■ Problem to solve
Extract, exactly as written, each line from the start of the records below to the line containing "(p4r) at (570,-257)", both ends included; drop the pictures.

################

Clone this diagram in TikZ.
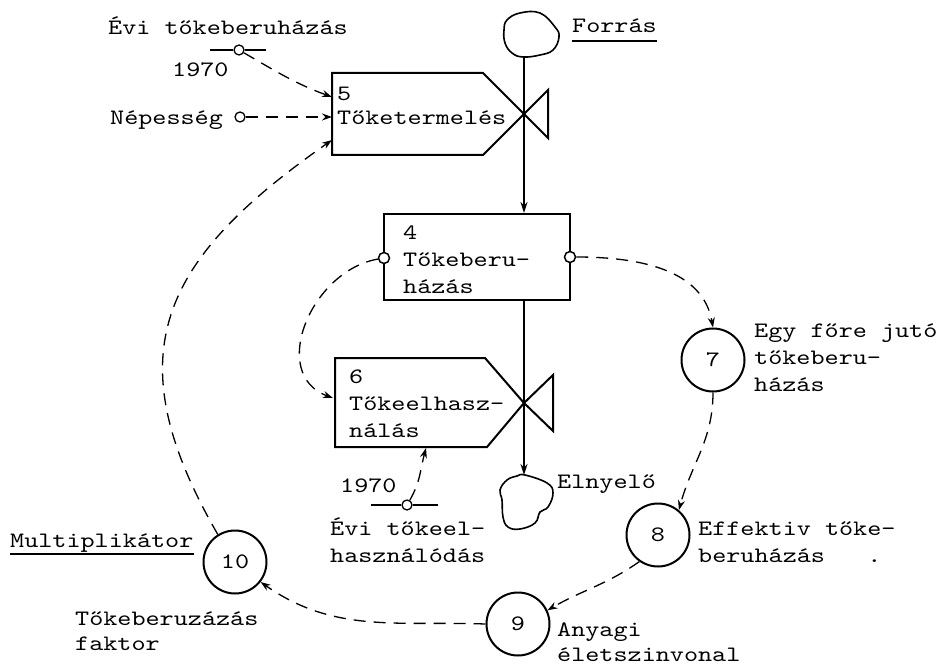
\documentclass[tikz,border=0pt]{standalone}
\usepackage{fontspec}
\newfontfamily\twface{lmmono10-regular.otf}[FakeStretch=1.22]
\usetikzlibrary{arrows.meta}
\begin{document}
\begin{tikzpicture}[x=1pt,y=1pt,
  txt/.style={font=\twface\fontsize{22}{27}\selectfont, inner sep=0pt, anchor=base west, align=left},
  outline/.style={line width=2pt, line join=miter},
  flow/.style={line width=1.8pt, -{Stealth[length=11pt,width=7pt]}},
  info/.style={line width=1.3pt, dash pattern=on 12pt off 8pt, -{Stealth[length=10pt,width=7pt]}},
  aux/.style={circle, draw, line width=2pt, minimum size=63pt, inner sep=0pt, font=\twface\fontsize{22}{27}\selectfont},
  port/.style={circle, draw, line width=1.5pt, fill=white, minimum size=11pt, inner sep=0pt},
  bar/.style={line width=1.3pt},
]
\useasboundingbox (0,0) rectangle (944,-668);

% source and sink clouds
\draw[outline, line width=1.6pt] plot[smooth cycle, tension=0.7] coordinates {(507,-20) (520,-13) (540,-13) (555,-27) (559,-37) (553,-50) (540,-55) (523,-57) (512,-53) (505,-43) (504,-30)};
\coordinate (src) at (524,-57);
\draw[outline, line width=1.6pt] plot[smooth cycle, tension=0.7] coordinates {(525,-475) (547,-483) (553,-493) (548,-507) (540,-512) (535,-523) (520,-529) (508,-527) (503,-517) (502,-500) (500,-490) (507,-480) (517,-476)};
\coordinate (snk) at (524,-475);

% rate 5 with its valve
\draw[outline] (332,-73) -- (483,-73) -- (524,-114) -- (548,-90) -- (548,-138) -- (524,-114) -- (483,-155) -- (332,-155) -- cycle;
\coordinate (r5a) at (332,-97);
\coordinate (r5b) at (332,-117);
\coordinate (r5c) at (332,-140);
\node[txt] (t5) at (337,-125) {5\\[-3pt]Tőketermelés};

% level 4
\node[draw, outline, minimum width=186pt, minimum height=86pt, inner sep=0pt] (b4) at (477,-257) {};
\node[txt] (t4) at (403,-293) {4\\Tőkeberu-\\házás};
\node[port] (p4l) at (384,-258) {};
\node[port] (p4r) at (570,-257) {};

% rate 6 with its valve
\draw[outline] (335,-358) -- (485,-358) -- (524,-403) -- (553,-375) -- (553,-431) -- (524,-403) -- (487,-447) -- (335,-447) -- cycle;
\coordinate (r6l) at (333,-398);
\coordinate (r6b) at (426,-448);
\node[txt] (t6) at (349,-437) {6\\Tőkeelhasz-\\nálás};

% material flow
\draw[flow] (src) -- (src |- b4.north);
\draw[flow] (src |- b4.south) -- (snk);
\node[txt] (forras) at (572,-33) {Forrás};
\draw[bar] ([yshift=-8pt]forras.base west) -- ([yshift=-8pt]forras.base east);
\node[txt] (elnyelo) at (557,-488) {Elnyelő};

% auxiliaries
\node[aux] (n7) at (713,-360) {7};
\node[aux] (n8) at (658,-535) {8};
\node[aux] (n9) at (518,-624) {9};
\node[aux] (n10) at (235,-562) {10};
\node[txt] (l7) at (754,-391) {Egy főre jutó\\tőkeberu-\\házás};
\node[txt] (l8) at (698,-562) {Effektiv tőke-\\beruházás\phantom{xxx}.};
\node[txt] (l9) at (557,-661) {Anyagi\\[-2pt]életszinvonal};
\node[txt] (l10) at (10,-547) {Multiplikátor};
\draw[bar] ([yshift=-7pt]l10.base west) -- ([yshift=-7pt]l10.base east);
\node[txt] (l10b) at (75,-650) {Tőkeberuzázás\\[-2pt]faktor};

% constants
\node[port, line width=1.3pt, minimum size=10pt] (c1) at (239,-50) {};
\draw[bar] (c1.west) -- ++(-23,0) (c1.east) -- ++(21,0);
\node[txt] (lc1) at (108,-35) {Évi tőkeberuházás};
\node[txt] (y1) at (172,-77) {1970};
\node[port, line width=1.3pt, minimum size=10pt] (c2) at (240,-117) {};
\node[txt] (lc2) at (110,-125) {Népesség};
\node[port, line width=1.3pt, minimum size=10pt] (c3) at (407,-505) {};
\draw[bar] (c3.west) -- ++(-30,0) (c3.east) -- ++(25,0);
\node[txt] (y3) at (340,-492) {1970};
\node[txt] (lc3) at (330,-562) {Évi tőkeel-\\használódás};

% information links
\draw[info] (c1) to[out=-30,in=160] (r5a);
\draw[info] (c2) -- (r5b);
\draw[info] (n10.122) to[out=120,in=215,looseness=1.3] (r5c);
\draw[info] (p4l) to[out=190,in=160,looseness=1.2] (r6l);
\draw[info] (p4r) to[out=0,in=100] (n7.north);
\draw[info] (n7.south) to[out=-90,in=75] (n8.50);
\draw[info] (n8.235) to[out=215,in=30] (n9.25);
\draw[info] (n9.west) to[out=178,in=-35] (n10.-38);
\draw[info] (c3) to[out=60,in=-105] (r6b);
\end{tikzpicture}
\end{document}
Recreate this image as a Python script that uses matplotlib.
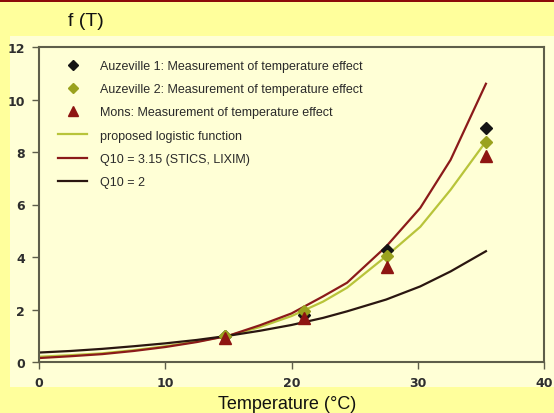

################

■ Worked solution
Clone this diagram in TikZ.
\documentclass[tikz,border=0pt]{standalone}
\usepackage{fontspec}
\newfontfamily\twface{lmmono10-regular.otf}[FakeStretch=1.22]
\usetikzlibrary{arrows.meta}
\begin{document}
\begin{tikzpicture}[x=1pt,y=1pt,
  txt/.style={font=\twface\fontsize{22}{27}\selectfont, inner sep=0pt, anchor=base west, align=left},
  outline/.style={line width=2pt, line join=miter},
  flow/.style={line width=1.8pt, -{Stealth[length=11pt,width=7pt]}},
  info/.style={line width=1.3pt, dash pattern=on 12pt off 8pt, -{Stealth[length=10pt,width=7pt]}},
  aux/.style={circle, draw, line width=2pt, minimum size=63pt, inner sep=0pt, font=\twface\fontsize{22}{27}\selectfont},
  port/.style={circle, draw, line width=1.5pt, fill=white, minimum size=11pt, inner sep=0pt},
  bar/.style={line width=1.3pt},
]
\useasboundingbox (0,0) rectangle (944,-668);

% source and sink clouds
\draw[outline, line width=1.6pt] plot[smooth cycle, tension=0.7] coordinates {(507,-20) (520,-13) (540,-13) (555,-27) (559,-37) (553,-50) (540,-55) (523,-57) (512,-53) (505,-43) (504,-30)};
\coordinate (src) at (524,-57);
\draw[outline, line width=1.6pt] plot[smooth cycle, tension=0.7] coordinates {(525,-475) (547,-483) (553,-493) (548,-507) (540,-512) (535,-523) (520,-529) (508,-527) (503,-517) (502,-500) (500,-490) (507,-480) (517,-476)};
\coordinate (snk) at (524,-475);

% rate 5 with its valve
\draw[outline] (332,-73) -- (483,-73) -- (524,-114) -- (548,-90) -- (548,-138) -- (524,-114) -- (483,-155) -- (332,-155) -- cycle;
\coordinate (r5a) at (332,-97);
\coordinate (r5b) at (332,-117);
\coordinate (r5c) at (332,-140);
\node[txt] (t5) at (337,-125) {5\\[-3pt]Tőketermelés};

% level 4
\node[draw, outline, minimum width=186pt, minimum height=86pt, inner sep=0pt] (b4) at (477,-257) {};
\node[txt] (t4) at (403,-293) {4\\Tőkeberu-\\házás};
\node[port] (p4l) at (384,-258) {};
\node[port] (p4r) at (570,-257) {};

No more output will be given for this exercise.